- Information provided -

---------------

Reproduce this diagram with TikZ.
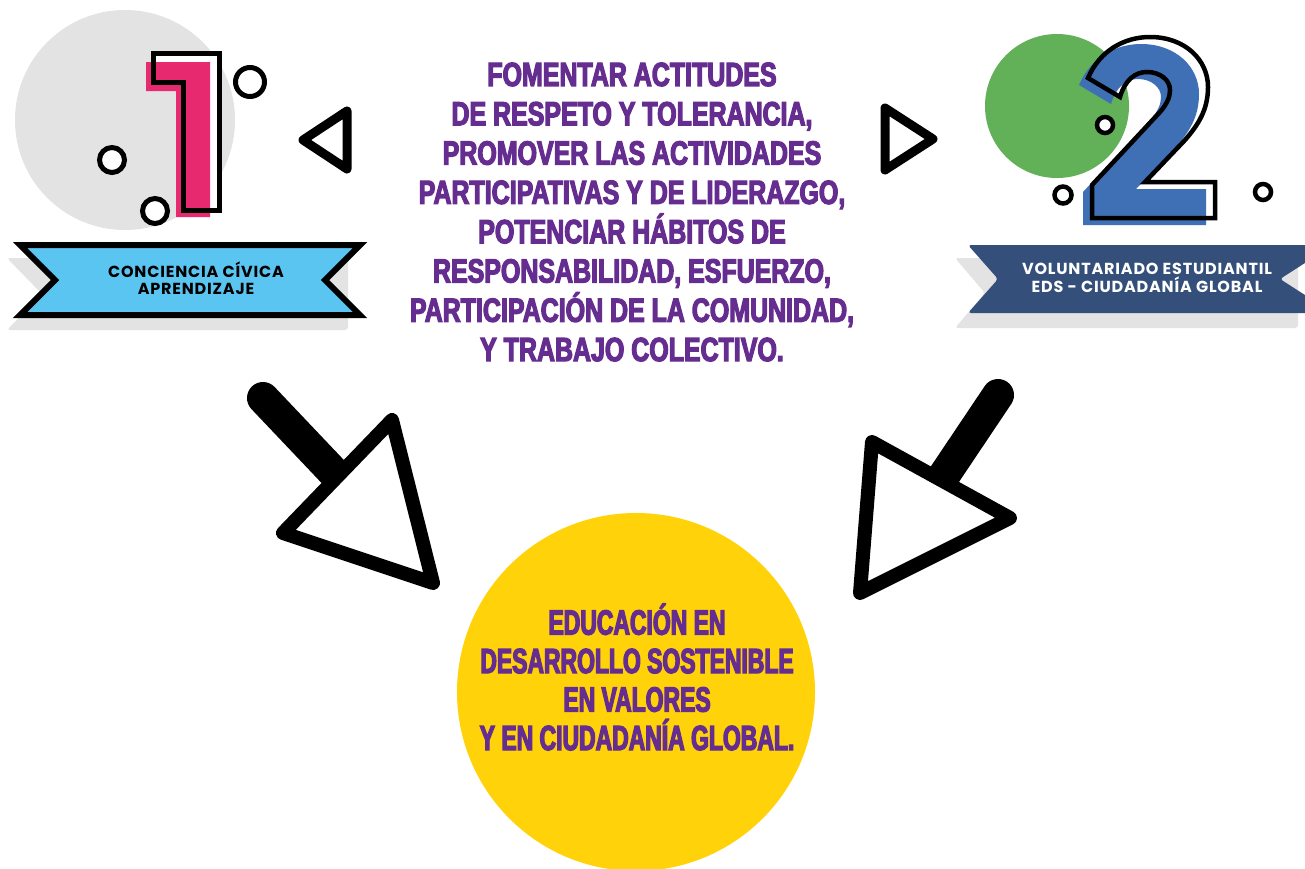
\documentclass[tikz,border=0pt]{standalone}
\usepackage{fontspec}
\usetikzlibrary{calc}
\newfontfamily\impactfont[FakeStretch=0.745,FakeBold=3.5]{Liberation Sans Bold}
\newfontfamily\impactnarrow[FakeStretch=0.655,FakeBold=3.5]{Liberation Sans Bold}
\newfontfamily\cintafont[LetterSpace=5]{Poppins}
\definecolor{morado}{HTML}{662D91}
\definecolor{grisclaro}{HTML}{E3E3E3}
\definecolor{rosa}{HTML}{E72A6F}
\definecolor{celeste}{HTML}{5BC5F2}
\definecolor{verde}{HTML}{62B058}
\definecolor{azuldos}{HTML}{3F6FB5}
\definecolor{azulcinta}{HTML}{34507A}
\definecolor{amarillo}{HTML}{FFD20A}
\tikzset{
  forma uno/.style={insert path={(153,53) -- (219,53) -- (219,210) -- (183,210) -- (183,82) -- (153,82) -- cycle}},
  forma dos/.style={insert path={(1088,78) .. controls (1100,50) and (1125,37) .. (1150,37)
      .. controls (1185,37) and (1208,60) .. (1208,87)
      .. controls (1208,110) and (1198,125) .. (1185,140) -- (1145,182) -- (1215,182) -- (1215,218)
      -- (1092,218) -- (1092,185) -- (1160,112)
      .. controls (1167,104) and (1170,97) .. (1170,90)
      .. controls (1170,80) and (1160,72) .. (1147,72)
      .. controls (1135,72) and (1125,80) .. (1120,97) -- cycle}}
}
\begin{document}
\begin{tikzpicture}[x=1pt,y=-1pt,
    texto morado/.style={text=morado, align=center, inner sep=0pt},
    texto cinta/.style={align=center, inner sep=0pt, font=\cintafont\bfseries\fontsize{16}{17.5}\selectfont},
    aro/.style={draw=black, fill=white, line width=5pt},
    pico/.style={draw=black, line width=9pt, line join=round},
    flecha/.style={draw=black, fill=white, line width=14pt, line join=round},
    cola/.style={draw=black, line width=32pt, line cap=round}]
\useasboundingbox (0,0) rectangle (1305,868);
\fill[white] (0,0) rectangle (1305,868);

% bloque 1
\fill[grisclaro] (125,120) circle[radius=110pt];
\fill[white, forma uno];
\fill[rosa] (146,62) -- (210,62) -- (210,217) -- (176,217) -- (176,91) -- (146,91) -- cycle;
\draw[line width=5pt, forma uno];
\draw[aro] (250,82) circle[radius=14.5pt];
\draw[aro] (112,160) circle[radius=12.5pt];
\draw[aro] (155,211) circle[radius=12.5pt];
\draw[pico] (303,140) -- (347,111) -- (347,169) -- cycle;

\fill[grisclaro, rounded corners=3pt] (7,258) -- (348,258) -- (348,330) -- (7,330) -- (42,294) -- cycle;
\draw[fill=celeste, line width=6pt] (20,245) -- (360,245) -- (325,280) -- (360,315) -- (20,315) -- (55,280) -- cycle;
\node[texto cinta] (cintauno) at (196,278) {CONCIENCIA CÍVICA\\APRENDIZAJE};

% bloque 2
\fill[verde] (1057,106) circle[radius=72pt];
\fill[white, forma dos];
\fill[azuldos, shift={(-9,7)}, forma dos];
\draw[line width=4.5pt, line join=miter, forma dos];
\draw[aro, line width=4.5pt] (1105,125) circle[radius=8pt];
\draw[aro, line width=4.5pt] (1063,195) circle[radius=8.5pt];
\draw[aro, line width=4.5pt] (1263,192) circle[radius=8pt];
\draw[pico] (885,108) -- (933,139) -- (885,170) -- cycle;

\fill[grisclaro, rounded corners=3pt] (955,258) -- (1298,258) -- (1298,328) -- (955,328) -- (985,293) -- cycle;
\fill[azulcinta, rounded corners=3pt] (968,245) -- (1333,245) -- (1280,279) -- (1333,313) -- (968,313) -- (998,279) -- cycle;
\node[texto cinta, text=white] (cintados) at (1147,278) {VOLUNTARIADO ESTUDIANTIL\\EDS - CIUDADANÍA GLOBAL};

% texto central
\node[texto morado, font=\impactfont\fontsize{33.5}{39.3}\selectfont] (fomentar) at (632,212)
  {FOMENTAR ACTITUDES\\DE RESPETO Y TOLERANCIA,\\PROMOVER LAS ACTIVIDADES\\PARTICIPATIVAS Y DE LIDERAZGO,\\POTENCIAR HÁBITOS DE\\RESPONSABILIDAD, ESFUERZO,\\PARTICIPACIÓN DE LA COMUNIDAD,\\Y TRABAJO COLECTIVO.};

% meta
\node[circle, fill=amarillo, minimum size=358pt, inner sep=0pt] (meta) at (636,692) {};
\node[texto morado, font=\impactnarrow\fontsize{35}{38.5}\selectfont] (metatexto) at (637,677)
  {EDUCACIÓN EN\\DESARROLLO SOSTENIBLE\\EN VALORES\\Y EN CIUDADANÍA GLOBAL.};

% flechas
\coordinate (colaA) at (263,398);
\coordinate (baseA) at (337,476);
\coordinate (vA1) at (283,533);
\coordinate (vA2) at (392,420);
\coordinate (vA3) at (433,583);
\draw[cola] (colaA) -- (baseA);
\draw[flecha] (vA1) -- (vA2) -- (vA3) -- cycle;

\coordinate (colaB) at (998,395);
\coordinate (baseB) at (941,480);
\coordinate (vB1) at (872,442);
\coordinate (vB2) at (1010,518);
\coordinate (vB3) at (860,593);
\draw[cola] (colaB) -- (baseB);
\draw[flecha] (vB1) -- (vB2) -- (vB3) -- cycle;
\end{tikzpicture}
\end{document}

---------------

- Your task -
All of the material above needs to be restated exactly, with no pictures.

- Answer in full -
Reproduce this diagram with TikZ.
\documentclass[tikz,border=0pt]{standalone}
\usepackage{fontspec}
\usetikzlibrary{calc}
\newfontfamily\impactfont[FakeStretch=0.745,FakeBold=3.5]{Liberation Sans Bold}
\newfontfamily\impactnarrow[FakeStretch=0.655,FakeBold=3.5]{Liberation Sans Bold}
\newfontfamily\cintafont[LetterSpace=5]{Poppins}
\definecolor{morado}{HTML}{662D91}
\definecolor{grisclaro}{HTML}{E3E3E3}
\definecolor{rosa}{HTML}{E72A6F}
\definecolor{celeste}{HTML}{5BC5F2}
\definecolor{verde}{HTML}{62B058}
\definecolor{azuldos}{HTML}{3F6FB5}
\definecolor{azulcinta}{HTML}{34507A}
\definecolor{amarillo}{HTML}{FFD20A}
\tikzset{
  forma uno/.style={insert path={(153,53) -- (219,53) -- (219,210) -- (183,210) -- (183,82) -- (153,82) -- cycle}},
  forma dos/.style={insert path={(1088,78) .. controls (1100,50) and (1125,37) .. (1150,37)
      .. controls (1185,37) and (1208,60) .. (1208,87)
      .. controls (1208,110) and (1198,125) .. (1185,140) -- (1145,182) -- (1215,182) -- (1215,218)
      -- (1092,218) -- (1092,185) -- (1160,112)
      .. controls (1167,104) and (1170,97) .. (1170,90)
      .. controls (1170,80) and (1160,72) .. (1147,72)
      .. controls (1135,72) and (1125,80) .. (1120,97) -- cycle}}
}
\begin{document}
\begin{tikzpicture}[x=1pt,y=-1pt,
    texto morado/.style={text=morado, align=center, inner sep=0pt},
    texto cinta/.style={align=center, inner sep=0pt, font=\cintafont\bfseries\fontsize{16}{17.5}\selectfont},
    aro/.style={draw=black, fill=white, line width=5pt},
    pico/.style={draw=black, line width=9pt, line join=round},
    flecha/.style={draw=black, fill=white, line width=14pt, line join=round},
    cola/.style={draw=black, line width=32pt, line cap=round}]
\useasboundingbox (0,0) rectangle (1305,868);
\fill[white] (0,0) rectangle (1305,868);

% bloque 1
\fill[grisclaro] (125,120) circle[radius=110pt];
\fill[white, forma uno];
\fill[rosa] (146,62) -- (210,62) -- (210,217) -- (176,217) -- (176,91) -- (146,91) -- cycle;
\draw[line width=5pt, forma uno];
\draw[aro] (250,82) circle[radius=14.5pt];
\draw[aro] (112,160) circle[radius=12.5pt];
\draw[aro] (155,211) circle[radius=12.5pt];
\draw[pico] (303,140) -- (347,111) -- (347,169) -- cycle;

\fill[grisclaro, rounded corners=3pt] (7,258) -- (348,258) -- (348,330) -- (7,330) -- (42,294) -- cycle;
\draw[fill=celeste, line width=6pt] (20,245) -- (360,245) -- (325,280) -- (360,315) -- (20,315) -- (55,280) -- cycle;
\node[texto cinta] (cintauno) at (196,278) {CONCIENCIA CÍVICA\\APRENDIZAJE};

% bloque 2
\fill[verde] (1057,106) circle[radius=72pt];
\fill[white, forma dos];
\fill[azuldos, shift={(-9,7)}, forma dos];
\draw[line width=4.5pt, line join=miter, forma dos];
\draw[aro, line width=4.5pt] (1105,125) circle[radius=8pt];
\draw[aro, line width=4.5pt] (1063,195) circle[radius=8.5pt];
\draw[aro, line width=4.5pt] (1263,192) circle[radius=8pt];
\draw[pico] (885,108) -- (933,139) -- (885,170) -- cycle;

\fill[grisclaro, rounded corners=3pt] (955,258) -- (1298,258) -- (1298,328) -- (955,328) -- (985,293) -- cycle;
\fill[azulcinta, rounded corners=3pt] (968,245) -- (1333,245) -- (1280,279) -- (1333,313) -- (968,313) -- (998,279) -- cycle;
\node[texto cinta, text=white] (cintados) at (1147,278) {VOLUNTARIADO ESTUDIANTIL\\EDS - CIUDADANÍA GLOBAL};

% texto central
\node[texto morado, font=\impactfont\fontsize{33.5}{39.3}\selectfont] (fomentar) at (632,212)
  {FOMENTAR ACTITUDES\\DE RESPETO Y TOLERANCIA,\\PROMOVER LAS ACTIVIDADES\\PARTICIPATIVAS Y DE LIDERAZGO,\\POTENCIAR HÁBITOS DE\\RESPONSABILIDAD, ESFUERZO,\\PARTICIPACIÓN DE LA COMUNIDAD,\\Y TRABAJO COLECTIVO.};

% meta
\node[circle, fill=amarillo, minimum size=358pt, inner sep=0pt] (meta) at (636,692) {};
\node[texto morado, font=\impactnarrow\fontsize{35}{38.5}\selectfont] (metatexto) at (637,677)
  {EDUCACIÓN EN\\DESARROLLO SOSTENIBLE\\EN VALORES\\Y EN CIUDADANÍA GLOBAL.};

% flechas
\coordinate (colaA) at (263,398);
\coordinate (baseA) at (337,476);
\coordinate (vA1) at (283,533);
\coordinate (vA2) at (392,420);
\coordinate (vA3) at (433,583);
\draw[cola] (colaA) -- (baseA);
\draw[flecha] (vA1) -- (vA2) -- (vA3) -- cycle;

\coordinate (colaB) at (998,395);
\coordinate (baseB) at (941,480);
\coordinate (vB1) at (872,442);
\coordinate (vB2) at (1010,518);
\coordinate (vB3) at (860,593);
\draw[cola] (colaB) -- (baseB);
\draw[flecha] (vB1) -- (vB2) -- (vB3) -- cycle;
\end{tikzpicture}
\end{document}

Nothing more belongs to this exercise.